Monsieur le secrétaire d’État, envisagez-vous d’aborder ce sujet lors du Conseil européen ? Le pacte européen sur la migration et l’asile est-il une priorité de la présidence française de l’Union européenne ? Enfin, selon vous, quelle forme prendront les échanges avec les Britanniques : France et Royaume-Uni discuteront-ils de manière bilatérale ou s’agira-t-il plutôt d’un dialogue entre l’Union européenne et le Royaume-Uni ?
Autre sujet d’importance au programme de la réunion du Conseil européen de la semaine prochaine : les prix de l’énergie. Leur hausse, qualifiée à juste titre de flambée, concerne l’Europe dans son ensemble ; la réaction doit donc permettre d’y faire face et être à la mesure des attentes de l’ensemble des Européens.
La Commission avait mis en place une boîte à outils, dont l’objectif était de contrer cette augmentation rapide des tarifs et de permettre aux États de réagir vite, mais cette réponse est de très court terme et les intérêts des pays européens sont assez divergents, particulièrement en ce qui concerne la révision du marché intérieur de l’énergie. C’est en tout cas ce qu’a révélé, sans grande surprise, le Conseil Énergie lors de sa réunion d’octobre dernier.
Quelle position la France défendra-t-elle au sein du Conseil lorsqu’il sera question de la nécessaire mise en œuvre de nouvelles mesures réglementaires en fonction des solutions potentiellement identifiées ?

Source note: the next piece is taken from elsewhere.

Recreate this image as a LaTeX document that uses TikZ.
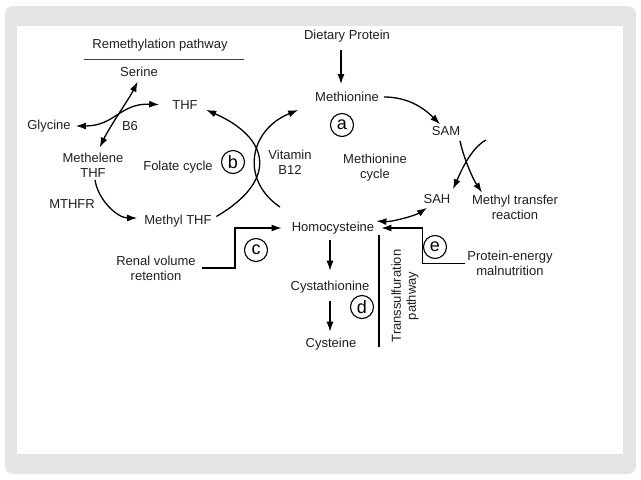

Dans ce cadre énergétique, il me semble qu’il serait également pertinent d’aborder le dossier de la taxonomie verte pour une finance durable et la nécessité d’y inclure l’énergie nucléaire. Notre transition et notre neutralité carbone passeront par le nucléaire. Au-delà des sujets qui seront à l’ordre du jour de la réunion du Conseil, où en est ce dossier ? Une fois de plus, il est probable que les débats sur ce point déborderont sur les problématiques examinées lors de la présidence française de l’Union européenne. Quels sont les scénarios sur la table ?
Dernier point que je souhaite aborder concernant la future présidence française, avant d’évoquer le dernier sujet important de la prochaine réunion du Conseil européen : le harcèlement en ligne. Je connais l’engagement de ce gouvernement, monsieur le secrétaire d’État, face à ce fléau. Je suis également avec grand intérêt les dernières évolutions relatives aux textes DMA et DSA. Comment entendez-vous mettre en avant la problématique du harcèlement en ligne lors des six prochains mois ?
Je termine par le premier sujet à l’ordre du jour de la prochaine réunion du Conseil européen, à savoir la gestion de la pandémie de covid-19.
La cinquième vague a submergé les États membres de l’Union européenne, où les courbes de contaminations montent en flèche. Alors que, dans de nombreux pays, la vaccination est le sujet majeur, où en sommes-nous des négociations autour de la construction d’une Union de la santé ?
Face à l’apparition de nouveaux variants, que pouvez-vous nous dire de l’indispensable actualisation de nos vaccins, pour les rendre plus efficaces contre les nouvelles formes du virus ?
L’Agence européenne des médicaments, l’EMA, a récemment approuvé plusieurs traitements contre la covid-19, et devrait encore rendre un certain nombre d’avis prochainement. Un déploiement de ces traitements au sein de l’Union européenne, sur le modèle des vaccins, est-il prévu ? (Mme Véronique Guillotin et M. Pierre Louault applaudissent.)